DH is reluctant to take a sickie. She likes her job, being assistant co-ordinator of a team which provides an important service to the public. Due to chronic under-staffing and under-resourcing in the Public Service, there is a lot of pressure on everyone in her team to do their jobs, and on her boss especially as he coordinates the whole shebang. DH considers him to be a hero, and hates to leave the team in the lurch. Nevertheless it is scandalous that our important services are being run on shoestrings. DH has worked in the past year at several government departments, a politician's electorate officer, and a university department, and its always the same story.

The reason none of these workplaces collapse is because everyone who works there is giving 150% of their time and energy, in overtime, in patience under extreme duress, even to the extent of dipping into their own pockets to pay for things like office supplies, phone calls, taxis etc.

There is, needless to say, no slack in the system for people to get sick.

DH gets paid by the hour. Given that she is on a subsistence income, she needs to think very carefully about whether she can afford to take a rest if she is not actually at death's door.
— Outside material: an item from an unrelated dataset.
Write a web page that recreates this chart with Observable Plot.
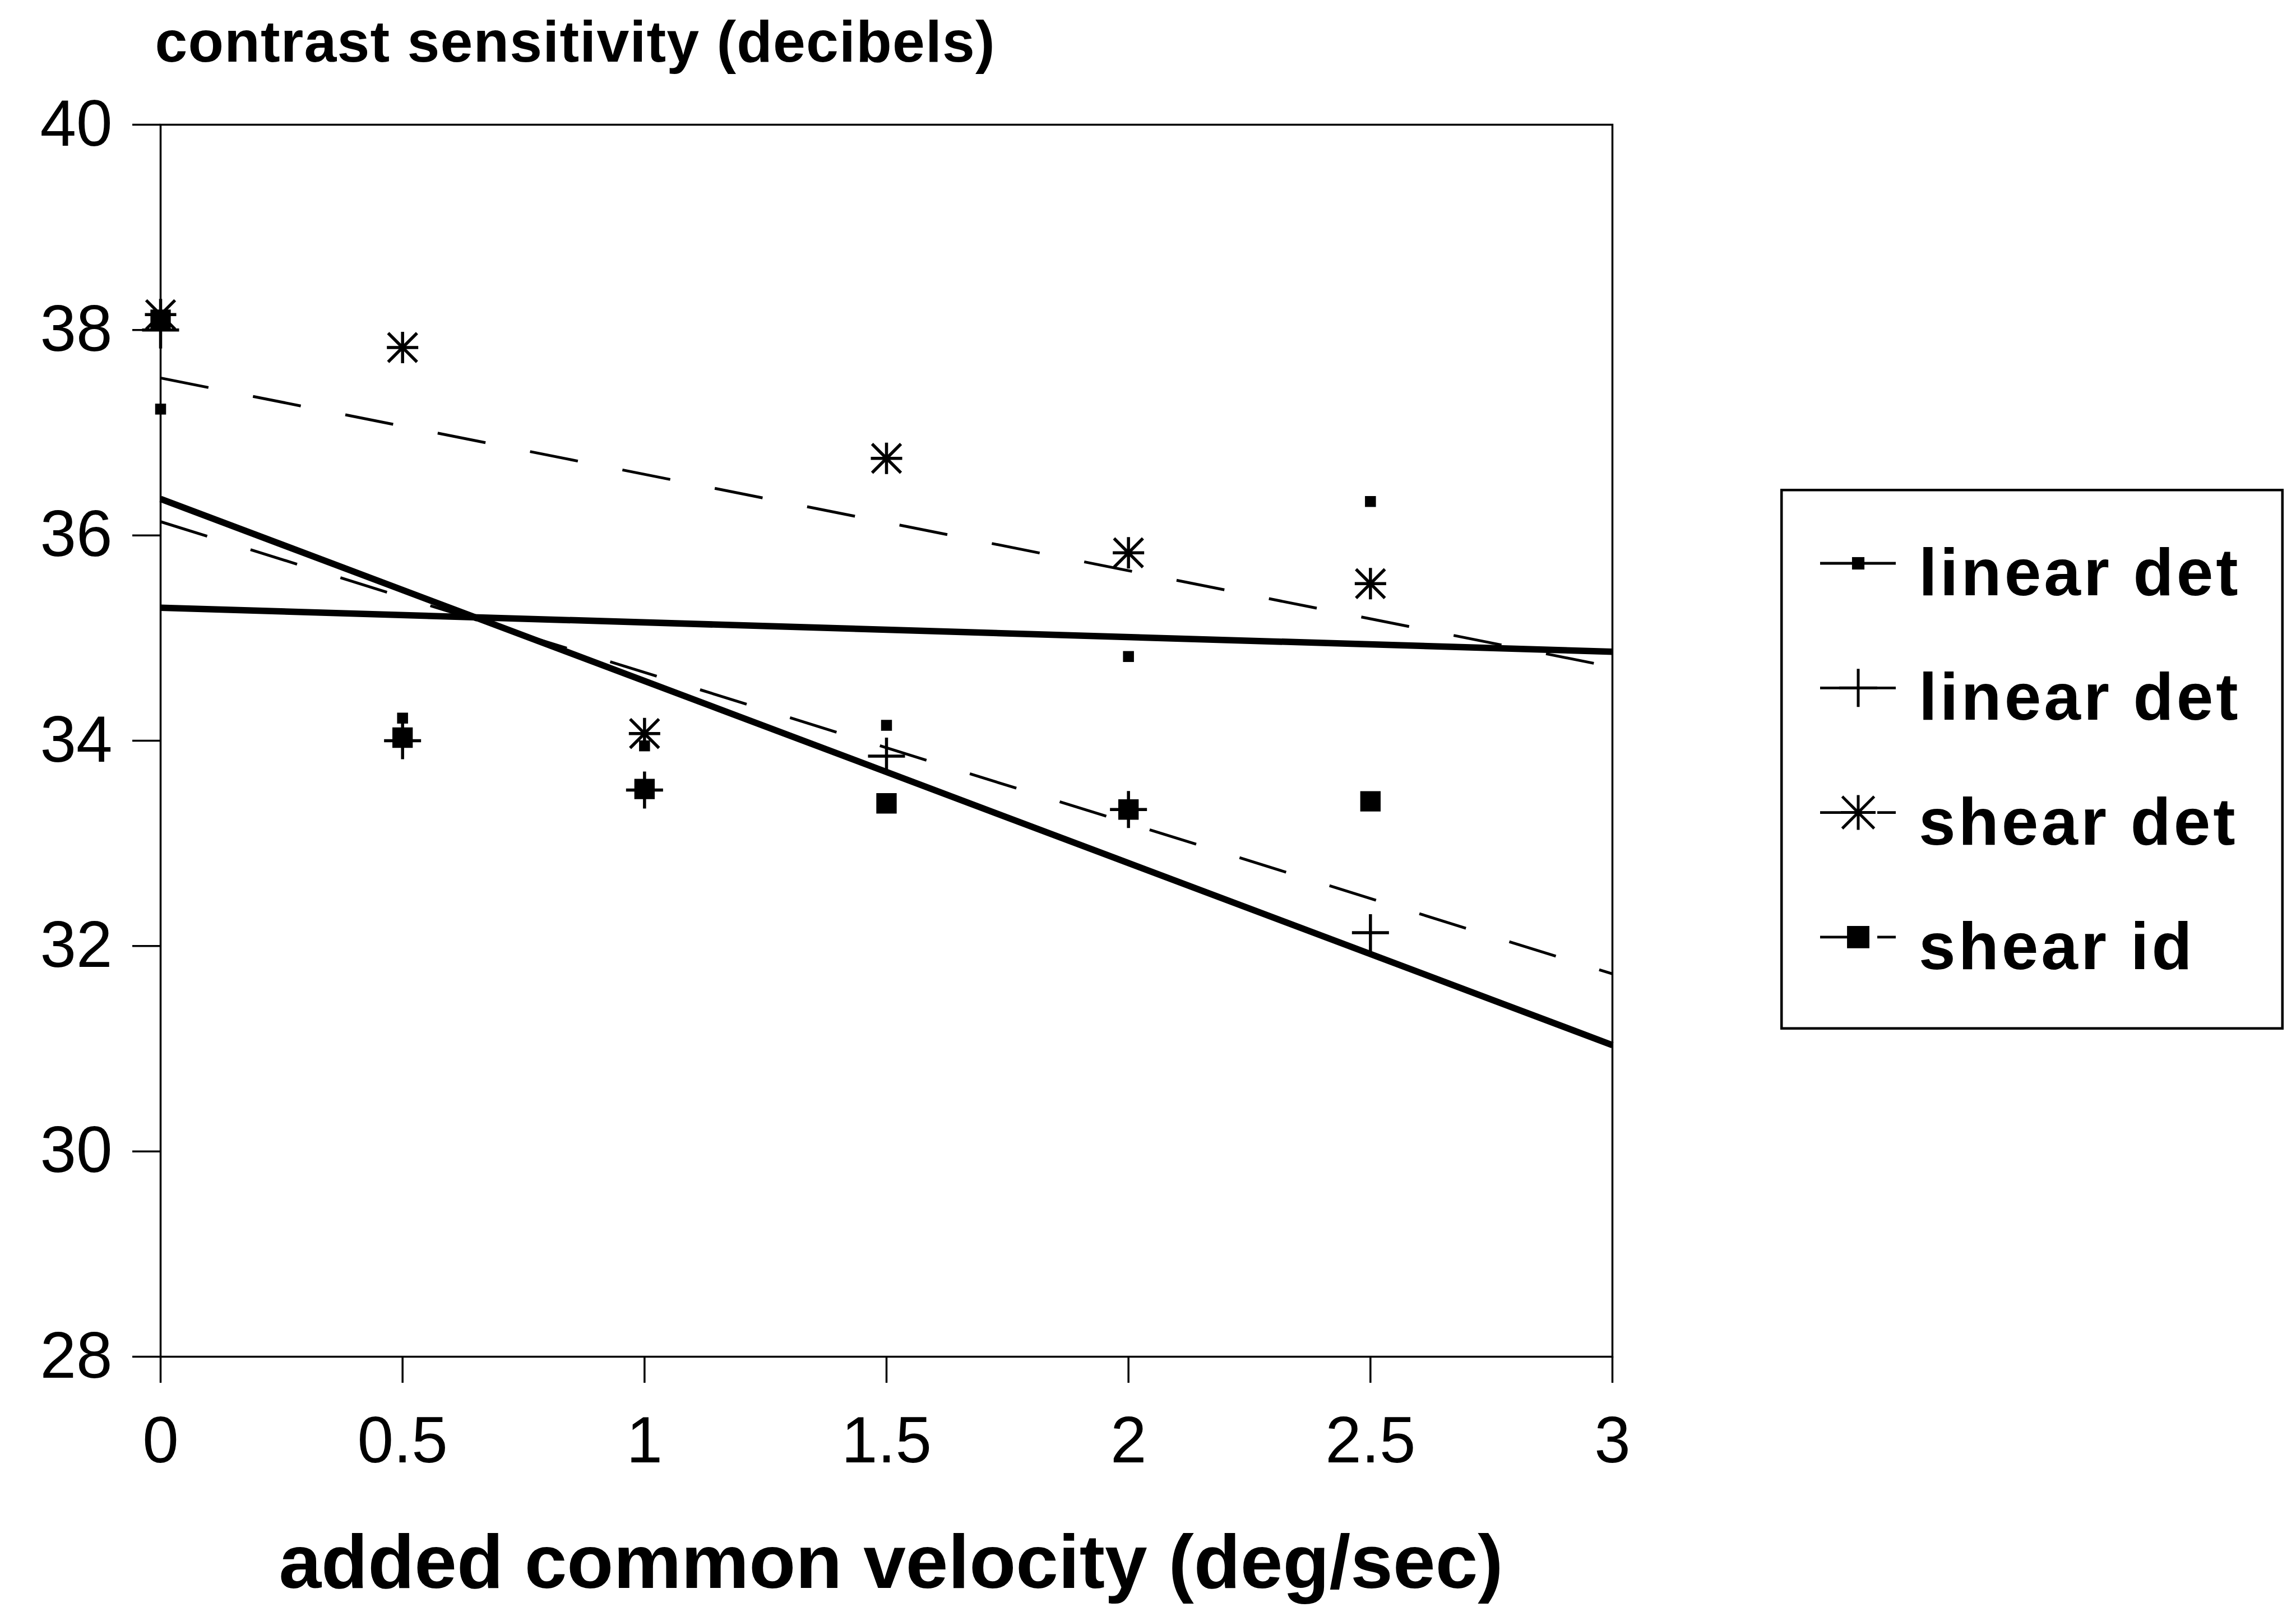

While temp rates are meant to yield a higher rate than permanent rates for the same job to cover the loss of sick pay, that is simply not true anymore, if it ever was. DH is still being paid $30 an hour as a project officer, same as she was 10 years ago.

Oh, except that last week she managed to extract a $5 an hour increase from her employer, who, due to chronic understaffing, insufficient funding for proper administrative backup, is dependant on her.

Under the circumstances, she has been slinking around ever since, feeling like a blackmailer, and wondering if she deserves it. (Another one of unspoken pressures of individual bargaining, btw). Not conducive to the feelings of high-self esteem that we know are necessary for a strong immune system.

In short, between the guilt of letting the team down, worry about how to pay for next week's bills with a loss of a day's wage, and what if she doesn't feel better tomorrow????? and the time taken for unburdening herself on this blog, which is a better and more healing outlet than lying in bed and weeping, it is now 10 oclock, DH has finally taken the decision to have a day off.

And so to bed...

2 comments:

Anonymous said...

right so you work in the public service, which is hopelessly understaffed and yet you have the temerity to whine about the government department that provides a roof over your head.

get a life you miserable cow

DH said...

Anonymous' comment has been a kick in the gut, or rather, udders for DH as it is not her intention to target public servants who do an incredible job with inadequate resources. See the entry on Aug 19, 2007 "Why this Houso Diary is past its use-by date" for a different view.

DH's target has primarily been the Howard Government which gutted this country's public service ethos and institutions, and along the way, ripped $3billion out of public housing Australia wide. In order to stay in power Howard and Co used the time honoured principle of "Divide and Rule", now known as "wedge politics/ the politics of resentment and downward envy". In the current climate of housing crisis, it may seem despicable to complain about public housing when private renters are doing it so tough, but it is not public housing tenants who have created the crisis. All renters should be speaking out. It would be a shame if public servants and workers on low to middle incomes, private and public tenants expended their rage on each other rather than on society's big time bludgers and spongers, rich tax cheats and greedy corporations, and their puppets in the Liberal Party, and their promotion of a mentality of artificial scarcity in one of the wealthiest countries on earth. At the same time, change doesn't come without information, and not all of us can convey information in the format of a dispassionate briefing paper. Some of us were just born to whine.

If Anonymous is monitoring these comments, DH looks forward to finding out more about the problems faced by DOH employees in delivering services, in what she has acknowledged must be an incredibly difficult job.